Layer 1 — Control architecture decides what to do next and when to stop. Loop topology is a spectrum: fixed pipelines run a predetermined sequence; adaptive loops react to tool output; MCTS scaffolds build a search tree with backtracking — Moatless Tools implements full MCTS with numeric reward and backpropagation (arXiv:2604.03515).

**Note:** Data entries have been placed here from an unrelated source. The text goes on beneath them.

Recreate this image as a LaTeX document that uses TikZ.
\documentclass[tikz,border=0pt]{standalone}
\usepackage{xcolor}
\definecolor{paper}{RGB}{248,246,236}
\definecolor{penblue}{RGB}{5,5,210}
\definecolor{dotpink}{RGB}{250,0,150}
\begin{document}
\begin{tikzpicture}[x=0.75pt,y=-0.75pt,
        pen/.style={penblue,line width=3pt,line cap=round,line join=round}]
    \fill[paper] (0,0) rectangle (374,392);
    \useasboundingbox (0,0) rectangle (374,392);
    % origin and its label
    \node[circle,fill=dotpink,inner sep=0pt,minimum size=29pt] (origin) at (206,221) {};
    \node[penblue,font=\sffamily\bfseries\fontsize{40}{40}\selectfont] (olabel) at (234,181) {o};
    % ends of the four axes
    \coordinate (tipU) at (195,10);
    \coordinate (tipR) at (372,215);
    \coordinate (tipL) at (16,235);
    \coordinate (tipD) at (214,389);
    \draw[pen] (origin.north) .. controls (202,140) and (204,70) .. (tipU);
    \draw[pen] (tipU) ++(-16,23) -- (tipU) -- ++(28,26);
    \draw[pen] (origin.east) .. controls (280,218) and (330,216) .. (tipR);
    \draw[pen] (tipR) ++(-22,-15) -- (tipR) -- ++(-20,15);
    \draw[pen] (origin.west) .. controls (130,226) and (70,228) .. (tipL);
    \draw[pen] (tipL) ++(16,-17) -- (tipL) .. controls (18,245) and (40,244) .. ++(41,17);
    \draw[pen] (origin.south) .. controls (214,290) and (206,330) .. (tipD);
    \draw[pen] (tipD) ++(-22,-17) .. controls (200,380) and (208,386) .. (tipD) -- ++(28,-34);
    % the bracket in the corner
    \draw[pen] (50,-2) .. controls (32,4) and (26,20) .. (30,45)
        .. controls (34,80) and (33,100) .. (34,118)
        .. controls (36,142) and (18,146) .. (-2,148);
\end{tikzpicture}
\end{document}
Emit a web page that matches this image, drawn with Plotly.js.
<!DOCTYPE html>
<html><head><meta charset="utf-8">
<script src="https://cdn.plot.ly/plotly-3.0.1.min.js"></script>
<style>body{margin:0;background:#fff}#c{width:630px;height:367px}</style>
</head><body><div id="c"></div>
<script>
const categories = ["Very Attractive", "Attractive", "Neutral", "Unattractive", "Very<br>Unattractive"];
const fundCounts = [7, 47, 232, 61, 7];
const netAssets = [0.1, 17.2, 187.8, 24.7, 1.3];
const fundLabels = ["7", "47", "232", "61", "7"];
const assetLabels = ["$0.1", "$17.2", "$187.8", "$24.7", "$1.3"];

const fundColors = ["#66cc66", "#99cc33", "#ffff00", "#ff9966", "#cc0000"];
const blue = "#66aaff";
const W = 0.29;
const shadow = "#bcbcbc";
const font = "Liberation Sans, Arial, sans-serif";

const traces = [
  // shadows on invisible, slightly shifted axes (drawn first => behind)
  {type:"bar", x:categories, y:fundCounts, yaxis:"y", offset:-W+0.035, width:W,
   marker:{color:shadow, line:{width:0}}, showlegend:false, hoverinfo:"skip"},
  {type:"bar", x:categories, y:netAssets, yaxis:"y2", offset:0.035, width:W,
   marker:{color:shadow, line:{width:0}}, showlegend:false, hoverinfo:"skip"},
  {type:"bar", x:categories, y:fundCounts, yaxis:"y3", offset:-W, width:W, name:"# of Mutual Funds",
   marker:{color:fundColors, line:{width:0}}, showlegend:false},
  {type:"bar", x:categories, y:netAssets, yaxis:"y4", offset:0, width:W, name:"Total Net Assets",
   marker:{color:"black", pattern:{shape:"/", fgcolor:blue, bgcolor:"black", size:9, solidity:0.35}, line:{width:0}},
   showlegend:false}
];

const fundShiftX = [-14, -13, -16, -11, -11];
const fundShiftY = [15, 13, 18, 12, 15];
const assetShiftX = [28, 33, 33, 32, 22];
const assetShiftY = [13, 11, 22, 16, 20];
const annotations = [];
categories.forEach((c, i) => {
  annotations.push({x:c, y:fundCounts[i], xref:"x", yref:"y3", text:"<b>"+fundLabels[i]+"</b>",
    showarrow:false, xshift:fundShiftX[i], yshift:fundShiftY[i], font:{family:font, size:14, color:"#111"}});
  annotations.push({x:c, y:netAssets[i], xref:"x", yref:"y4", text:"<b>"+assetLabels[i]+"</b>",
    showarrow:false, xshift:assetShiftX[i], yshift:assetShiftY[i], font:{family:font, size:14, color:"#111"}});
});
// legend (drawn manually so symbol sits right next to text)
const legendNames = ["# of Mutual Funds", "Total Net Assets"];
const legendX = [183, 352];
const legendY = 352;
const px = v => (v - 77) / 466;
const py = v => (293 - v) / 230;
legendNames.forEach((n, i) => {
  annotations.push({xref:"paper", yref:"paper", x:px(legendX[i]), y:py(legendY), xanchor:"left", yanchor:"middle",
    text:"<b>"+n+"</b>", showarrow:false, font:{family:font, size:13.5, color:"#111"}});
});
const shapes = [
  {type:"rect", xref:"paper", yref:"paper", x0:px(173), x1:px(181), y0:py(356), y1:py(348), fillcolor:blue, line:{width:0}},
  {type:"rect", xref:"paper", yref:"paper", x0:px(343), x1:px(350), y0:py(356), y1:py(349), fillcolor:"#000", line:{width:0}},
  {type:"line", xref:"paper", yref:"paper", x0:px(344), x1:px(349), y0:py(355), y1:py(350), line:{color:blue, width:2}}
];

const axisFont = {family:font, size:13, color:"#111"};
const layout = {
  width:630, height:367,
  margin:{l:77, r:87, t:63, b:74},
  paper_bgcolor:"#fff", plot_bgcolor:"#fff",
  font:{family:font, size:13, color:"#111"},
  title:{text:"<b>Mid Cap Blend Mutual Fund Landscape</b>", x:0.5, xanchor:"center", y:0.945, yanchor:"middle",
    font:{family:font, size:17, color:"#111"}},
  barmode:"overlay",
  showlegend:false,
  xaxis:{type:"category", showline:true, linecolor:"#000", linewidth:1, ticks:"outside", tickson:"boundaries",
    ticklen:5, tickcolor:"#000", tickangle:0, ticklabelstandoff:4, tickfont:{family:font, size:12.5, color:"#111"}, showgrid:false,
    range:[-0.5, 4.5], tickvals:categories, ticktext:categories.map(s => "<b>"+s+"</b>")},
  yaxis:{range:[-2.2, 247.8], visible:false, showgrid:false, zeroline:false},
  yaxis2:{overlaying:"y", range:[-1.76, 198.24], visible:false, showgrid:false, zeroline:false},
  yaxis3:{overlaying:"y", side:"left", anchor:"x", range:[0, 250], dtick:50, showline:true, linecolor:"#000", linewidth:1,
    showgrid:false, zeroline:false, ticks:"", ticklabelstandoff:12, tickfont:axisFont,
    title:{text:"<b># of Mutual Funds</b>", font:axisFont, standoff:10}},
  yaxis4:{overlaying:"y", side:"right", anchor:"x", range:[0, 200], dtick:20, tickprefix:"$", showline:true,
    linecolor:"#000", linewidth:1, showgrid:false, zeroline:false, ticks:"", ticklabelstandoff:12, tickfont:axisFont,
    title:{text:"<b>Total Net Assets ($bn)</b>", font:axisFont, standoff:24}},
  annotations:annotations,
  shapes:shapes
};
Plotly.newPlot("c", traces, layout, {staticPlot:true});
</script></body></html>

Topology Predictability Compute Best for
Fixed pipeline High Low Well-defined, repeatable tasks
Adaptive loop Medium Medium Observation-reaction cycles
MCTS / search Low High Unknown solution paths

Planning strategy decides whether the scaffold reasons about future steps before acting (planning-first emits a plan then executes; interleaved adapts at the cost of inspectability). Error recovery ranges from aborting on first failure to retry loops, exception-specific handlers, and rollback to checkpoints.

Layer 2 — Tool and environment interface. Tool abstraction level varies from direct shell (maximum flexibility, no boundary for testing) to typed registries that reject malformed calls and enable reasoning/execution separation. Environment access model sets what the agent can observe and modify (sandboxes give a recoverable surface). Feedback routing controls where tool results go — returning all output to context is simple but expensive; routing large outputs to disk with a summary preserves budget (Anthropic: Context Engineering).

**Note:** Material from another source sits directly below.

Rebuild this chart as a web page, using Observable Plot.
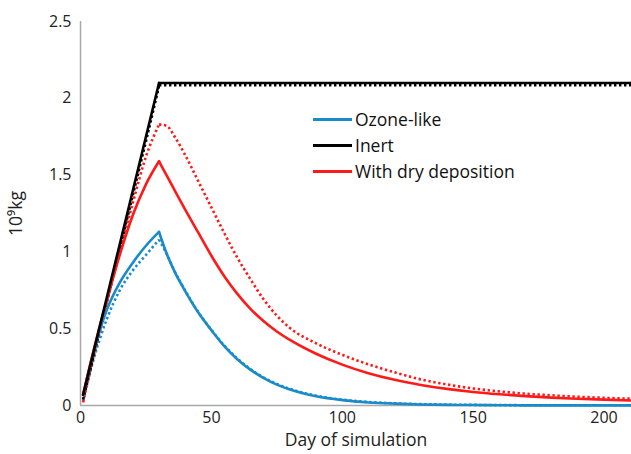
<!DOCTYPE html>
<html>
<head>
<meta charset="utf-8">
<script src="https://cdn.jsdelivr.net/npm/d3@7"></script>
<script src="https://cdn.jsdelivr.net/npm/@observablehq/plot@0.6"></script>
<style>
  html, body { margin: 0; padding: 0; background: #fff; }
  #wrap { position: relative; width: 631px; height: 454px; font-family: "Open Sans", sans-serif; }
  #legend { position: absolute; left: 313px; top: 106px; font-size: 17.5px; color: #111; line-height: 26px; }
  #legend .row { display: flex; align-items: center; height: 26px; }
  #legend .sw { width: 39px; height: 0; border-top: 3px solid; margin-right: 3px; }
  g[aria-label="x-axis label"] text, g[aria-label="y-axis label"] text { font-size: 17.5px; }
</style>
</head>
<body>
<div id="wrap"><div id="legend"></div></div>
<script>
// Days for rise and decay phases
const riseDays = [1, 5, 10, 15, 20, 25, 30];
const decayDays = [30, 33, 36, 40, 45, 50, 55, 60, 65, 70, 75, 80, 90, 100, 110, 120, 130, 140, 150, 160, 170, 180, 190, 200, 211];

// Inert (black)
const inertRise = [0.07, 0.35, 0.70, 1.05, 1.40, 1.75, 2.10];
const inertDecay = decayDays.map(() => 2.10);
const inertDotRise = [0.04, 0.32, 0.67, 1.02, 1.37, 1.72, 2.08];
const inertDotDecay = decayDays.map(() => 2.085);

// With dry deposition (red)
const dryRise = [0.07, 0.36, 0.68, 0.98, 1.24, 1.44, 1.59];
const dryDecay = [1.59, 1.495, 1.40, 1.275, 1.125, 0.975, 0.84, 0.725, 0.628, 0.548, 0.482, 0.427, 0.337, 0.266, 0.21, 0.167, 0.134, 0.108, 0.088, 0.073, 0.061, 0.051, 0.044, 0.038, 0.032];
const dryDotRise = [0.02, 0.33, 0.67, 1.00, 1.32, 1.62, 1.83];
const dryDotDecay = [1.83, 1.82, 1.75, 1.63, 1.46, 1.29, 1.12, 0.96, 0.82, 0.69, 0.585, 0.505, 0.405, 0.33, 0.268, 0.216, 0.17, 0.137, 0.111, 0.092, 0.077, 0.066, 0.057, 0.05, 0.044];

// Ozone-like (blue)
const ozoneRise = [0.07, 0.35, 0.62, 0.80, 0.93, 1.04, 1.13];
const ozoneDecay = [1.13, 0.985, 0.87, 0.745, 0.605, 0.49, 0.385, 0.30, 0.232, 0.178, 0.136, 0.104, 0.06, 0.035, 0.02, 0.012, 0.007, 0.004, 0.003, 0.002, 0.001, 0.001, 0.001, 0.001, 0.001];
const ozoneDotRise = [0.03, 0.30, 0.56, 0.75, 0.88, 0.98, 1.08];
const ozoneDotDecay = [1.08, 0.985, 0.872, 0.748, 0.608, 0.493, 0.389, 0.304, 0.236, 0.182, 0.14, 0.108, 0.064, 0.038, 0.023, 0.014, 0.009, 0.006, 0.004, 0.003, 0.002, 0.002, 0.002, 0.002, 0.002];

const xTicks = [0, 50, 100, 150, 200];
const yTicks = [0, 0.5, 1, 1.5, 2, 2.5];

const seriesNames = ["Ozone-like", "Inert", "With dry deposition"];
const seriesColors = ["#1a8bc9", "#000000", "#ff1a1a"];

function build(name, style, rise, decay) {
  const out = [];
  riseDays.forEach((d, i) => out.push({day: d, value: rise[i], series: name, style, seg: name + style + "r"}));
  decayDays.forEach((d, i) => out.push({day: d, value: decay[i], series: name, style, seg: name + style + "d"}));
  return out;
}

const solid = [
  ...build("Ozone-like", "solid", ozoneRise, ozoneDecay),
  ...build("With dry deposition", "solid", dryRise, dryDecay),
  ...build("Inert", "solid", inertRise, inertDecay)
];
const dotted = [
  ...build("Ozone-like", "dot", ozoneDotRise, ozoneDotDecay),
  ...build("With dry deposition", "dot", dryDotRise, dryDotDecay),
  ...build("Inert", "dot", inertDotRise, inertDotDecay)
];

const color = {domain: seriesNames, range: seriesColors};

const chart = Plot.plot({
  width: 631,
  height: 454,
  marginLeft: 80,
  marginRight: 0,
  marginTop: 21,
  marginBottom: 49,
  style: {fontFamily: "Open Sans, sans-serif", fontSize: "16px", color: "#222", background: "#fff"},
  x: {domain: [0, 210.5], ticks: xTicks, tickSize: 0, tickPadding: 6, label: "Day of simulation", labelAnchor: "center", labelOffset: 40, labelArrow: "none"},
  y: {domain: [0, 2.5], ticks: yTicks, tickSize: 0, tickPadding: 9, tickFormat: d => String(d), label: "10⁹kg", labelAnchor: "center", labelOffset: 71, labelArrow: "none"},
  color,
  marks: [
    Plot.ruleX([0], {stroke: "#a8a8a8", strokeWidth: 1.5}),
    Plot.ruleY([0], {stroke: "#a8a8a8", strokeWidth: 1.5}),
    Plot.line(dotted, {x: "day", y: "value", z: "seg", stroke: "series", strokeWidth: 2.6, strokeDasharray: "2.4,2.6", strokeLinecap: "butt", curve: "monotone-x"}),
    Plot.line(solid, {x: "day", y: "value", z: "seg", stroke: "series", strokeWidth: 2.6, curve: "monotone-x"})
  ]
});

const wrap = document.getElementById("wrap");
wrap.insertBefore(chart, wrap.firstChild);

const legend = document.getElementById("legend");
seriesNames.forEach((n, i) => {
  const row = document.createElement("div");
  row.className = "row";
  const sw = document.createElement("span");
  sw.className = "sw";
  sw.style.borderColor = seriesColors[i];
  const t = document.createElement("span");
  t.textContent = n;
  row.appendChild(sw);
  row.appendChild(t);
  legend.appendChild(row);
});
</script>
</body>
</html>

Layer 3 — Resource management handles the bounded resources of a model-in-a-loop. Context budget strategy decides what enters context and when it is pruned (see Loop Strategy Spectrum). State persistence decides what survives between iterations — in-memory state is lost on failure, file-backed state enables resumption via progress files and feature list files. Tool-call capping and cost guardrails bound unbounded loops per session, per tool, or per cost.

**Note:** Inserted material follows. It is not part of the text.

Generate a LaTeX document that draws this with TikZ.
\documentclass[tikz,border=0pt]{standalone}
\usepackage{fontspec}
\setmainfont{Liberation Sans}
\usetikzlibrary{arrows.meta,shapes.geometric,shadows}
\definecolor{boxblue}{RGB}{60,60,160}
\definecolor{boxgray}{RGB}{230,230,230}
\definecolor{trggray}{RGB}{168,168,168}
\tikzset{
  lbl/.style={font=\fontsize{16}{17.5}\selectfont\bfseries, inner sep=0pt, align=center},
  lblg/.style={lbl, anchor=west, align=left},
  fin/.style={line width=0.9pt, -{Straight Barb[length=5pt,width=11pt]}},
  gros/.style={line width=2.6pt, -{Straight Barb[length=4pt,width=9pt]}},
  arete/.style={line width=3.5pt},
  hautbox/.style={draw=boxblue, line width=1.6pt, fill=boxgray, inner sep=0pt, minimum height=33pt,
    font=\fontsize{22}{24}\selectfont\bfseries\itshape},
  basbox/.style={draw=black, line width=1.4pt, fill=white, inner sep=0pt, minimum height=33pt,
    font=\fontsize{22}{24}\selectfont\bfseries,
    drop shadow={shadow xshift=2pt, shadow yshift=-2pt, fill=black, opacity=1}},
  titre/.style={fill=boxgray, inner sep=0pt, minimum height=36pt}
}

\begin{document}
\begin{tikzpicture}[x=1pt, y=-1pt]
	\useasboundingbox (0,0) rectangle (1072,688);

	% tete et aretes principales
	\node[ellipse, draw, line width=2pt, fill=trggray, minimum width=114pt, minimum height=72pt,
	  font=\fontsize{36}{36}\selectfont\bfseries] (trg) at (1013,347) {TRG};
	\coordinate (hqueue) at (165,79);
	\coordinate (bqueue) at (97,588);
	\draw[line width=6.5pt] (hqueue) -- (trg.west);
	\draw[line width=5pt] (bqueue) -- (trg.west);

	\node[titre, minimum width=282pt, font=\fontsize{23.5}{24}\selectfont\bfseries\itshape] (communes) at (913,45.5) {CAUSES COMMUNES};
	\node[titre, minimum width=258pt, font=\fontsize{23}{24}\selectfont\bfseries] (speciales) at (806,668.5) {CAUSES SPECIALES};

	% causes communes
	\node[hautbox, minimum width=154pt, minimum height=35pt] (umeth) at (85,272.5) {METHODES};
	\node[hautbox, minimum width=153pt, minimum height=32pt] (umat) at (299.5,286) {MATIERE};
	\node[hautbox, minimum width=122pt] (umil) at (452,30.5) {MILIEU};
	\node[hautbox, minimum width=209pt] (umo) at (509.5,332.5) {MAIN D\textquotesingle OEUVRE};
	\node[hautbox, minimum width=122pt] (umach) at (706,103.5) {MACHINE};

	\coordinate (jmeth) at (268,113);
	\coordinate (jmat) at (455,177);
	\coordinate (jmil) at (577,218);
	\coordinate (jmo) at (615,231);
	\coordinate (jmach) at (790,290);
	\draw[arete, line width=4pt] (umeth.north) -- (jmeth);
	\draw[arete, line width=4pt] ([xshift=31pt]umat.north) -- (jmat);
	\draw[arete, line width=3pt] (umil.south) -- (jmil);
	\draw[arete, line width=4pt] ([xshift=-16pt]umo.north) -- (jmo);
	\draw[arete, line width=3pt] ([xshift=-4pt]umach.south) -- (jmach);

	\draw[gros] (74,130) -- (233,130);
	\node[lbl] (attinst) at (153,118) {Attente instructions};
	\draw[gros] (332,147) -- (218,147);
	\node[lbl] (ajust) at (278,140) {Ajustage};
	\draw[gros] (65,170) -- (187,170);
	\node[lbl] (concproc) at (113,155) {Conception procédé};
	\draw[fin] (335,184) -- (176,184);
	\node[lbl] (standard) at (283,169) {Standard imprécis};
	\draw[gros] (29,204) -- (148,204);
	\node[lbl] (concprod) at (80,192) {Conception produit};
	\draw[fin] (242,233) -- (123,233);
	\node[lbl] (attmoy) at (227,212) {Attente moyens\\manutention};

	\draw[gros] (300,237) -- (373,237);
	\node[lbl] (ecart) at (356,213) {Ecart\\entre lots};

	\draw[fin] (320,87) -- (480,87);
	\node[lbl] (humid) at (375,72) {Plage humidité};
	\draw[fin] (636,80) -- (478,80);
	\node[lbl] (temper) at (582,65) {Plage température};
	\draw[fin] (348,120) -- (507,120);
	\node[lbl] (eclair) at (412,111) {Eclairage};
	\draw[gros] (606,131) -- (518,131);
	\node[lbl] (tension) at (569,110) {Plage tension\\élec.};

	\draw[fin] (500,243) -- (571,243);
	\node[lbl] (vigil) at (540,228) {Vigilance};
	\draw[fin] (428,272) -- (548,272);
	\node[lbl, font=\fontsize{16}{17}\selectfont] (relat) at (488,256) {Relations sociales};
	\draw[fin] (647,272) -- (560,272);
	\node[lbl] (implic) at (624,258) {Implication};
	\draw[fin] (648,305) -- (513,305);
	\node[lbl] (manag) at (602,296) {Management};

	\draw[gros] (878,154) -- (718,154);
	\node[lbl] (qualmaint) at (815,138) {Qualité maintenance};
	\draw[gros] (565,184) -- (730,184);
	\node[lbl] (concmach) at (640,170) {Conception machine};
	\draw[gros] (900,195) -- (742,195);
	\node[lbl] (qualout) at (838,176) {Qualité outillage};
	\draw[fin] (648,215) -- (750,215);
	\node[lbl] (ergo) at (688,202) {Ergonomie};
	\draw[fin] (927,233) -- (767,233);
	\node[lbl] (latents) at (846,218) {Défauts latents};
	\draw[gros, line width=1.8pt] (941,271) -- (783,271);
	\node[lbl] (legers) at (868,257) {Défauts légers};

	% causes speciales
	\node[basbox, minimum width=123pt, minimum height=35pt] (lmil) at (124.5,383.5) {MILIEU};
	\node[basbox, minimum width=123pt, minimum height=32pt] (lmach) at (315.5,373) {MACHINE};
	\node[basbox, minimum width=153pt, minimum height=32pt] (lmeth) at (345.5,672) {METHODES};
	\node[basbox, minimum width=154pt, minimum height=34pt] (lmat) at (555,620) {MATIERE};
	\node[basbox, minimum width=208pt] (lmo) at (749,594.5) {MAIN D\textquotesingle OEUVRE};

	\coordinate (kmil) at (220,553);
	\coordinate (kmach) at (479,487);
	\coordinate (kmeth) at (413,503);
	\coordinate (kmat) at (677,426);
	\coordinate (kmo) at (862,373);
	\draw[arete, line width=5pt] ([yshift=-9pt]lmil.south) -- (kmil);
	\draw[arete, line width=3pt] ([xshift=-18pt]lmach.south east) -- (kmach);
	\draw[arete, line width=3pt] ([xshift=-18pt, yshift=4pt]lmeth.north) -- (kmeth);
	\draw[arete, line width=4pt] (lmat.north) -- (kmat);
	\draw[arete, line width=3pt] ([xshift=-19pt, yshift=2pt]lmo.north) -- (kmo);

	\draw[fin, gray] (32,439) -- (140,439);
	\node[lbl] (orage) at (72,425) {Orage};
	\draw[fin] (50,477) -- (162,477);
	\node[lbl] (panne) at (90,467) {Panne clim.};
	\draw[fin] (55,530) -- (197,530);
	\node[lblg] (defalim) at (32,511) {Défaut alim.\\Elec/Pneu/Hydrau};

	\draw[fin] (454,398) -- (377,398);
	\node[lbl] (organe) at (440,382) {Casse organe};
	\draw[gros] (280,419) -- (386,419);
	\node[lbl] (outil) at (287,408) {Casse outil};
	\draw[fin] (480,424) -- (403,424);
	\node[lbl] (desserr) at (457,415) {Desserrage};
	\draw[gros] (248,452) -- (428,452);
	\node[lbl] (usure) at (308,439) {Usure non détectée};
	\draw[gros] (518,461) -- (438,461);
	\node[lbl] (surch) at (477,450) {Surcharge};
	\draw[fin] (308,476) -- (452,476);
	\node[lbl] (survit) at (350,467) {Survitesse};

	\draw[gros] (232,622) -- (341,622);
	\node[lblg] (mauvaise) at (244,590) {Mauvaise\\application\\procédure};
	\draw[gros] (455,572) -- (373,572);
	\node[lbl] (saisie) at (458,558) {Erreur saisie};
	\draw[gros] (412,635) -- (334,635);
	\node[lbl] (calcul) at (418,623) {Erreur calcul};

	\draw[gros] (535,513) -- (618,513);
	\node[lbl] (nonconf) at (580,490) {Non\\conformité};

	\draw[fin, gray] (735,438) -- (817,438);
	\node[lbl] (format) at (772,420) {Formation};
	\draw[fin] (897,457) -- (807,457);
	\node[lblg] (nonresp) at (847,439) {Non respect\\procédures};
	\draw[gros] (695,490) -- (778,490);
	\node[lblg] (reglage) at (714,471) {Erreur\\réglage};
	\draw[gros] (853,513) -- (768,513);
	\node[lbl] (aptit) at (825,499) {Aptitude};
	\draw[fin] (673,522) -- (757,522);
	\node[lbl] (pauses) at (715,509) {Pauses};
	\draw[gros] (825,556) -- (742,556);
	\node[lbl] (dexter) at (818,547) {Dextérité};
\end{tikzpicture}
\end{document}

Scaffold architectures resist discrete classification (arXiv:2604.03515): 11 of 13 agents analysed compose multiple loop primitives rather than implementing one. Treat dimensions as continuous scales — ask "where does this scaffold sit on the control strategy spectrum?" rather than "is this a pipeline or an agent?" Reading three open-source scaffolds through the control layer: Agentless runs a 10-stage pipeline of independent scripts linked by JSONL on disk — predictable, auditable, cheap, but degrades when reproduction needs exploration; SWE-agent runs a single ReAct loop over a typed tool registry and restricted shell — more robust to unexpected paths, higher per-run cost; Moatless Tools runs full MCTS — strongest on open-ended tasks, highest compute, hardest to debug when a bad branch dominates. The 12-dimension view adds overhead without value for single-script tools (no meaningful control architecture to classify) and retrospective audits (it tells you what was built, not whether the design was right).

Key Takeaways

  • Five dimensions — subagent architecture, context management, tool systems, safety mechanisms, orchestration — cover the non-LLM choices in an agent harness.
  • Dimension choices cluster: coordination with context services, execution with governance, tooling with ecosystem. Single-axis upgrades under-perform the paired investment.
  • Five archetypes (lightweight, CLI, multi-agent, enterprise, verticalised) are descriptive clusters derived from the 70-project corpus, not prescribed templates.
  • The framework is most useful at ecosystem level; pair it with a finer-grained taxonomy when characterising a single scaffold.
  • Rare-in-corpus signals are actionable: high-assurance audit is uncommon, so any project claiming it should be verified, not assumed.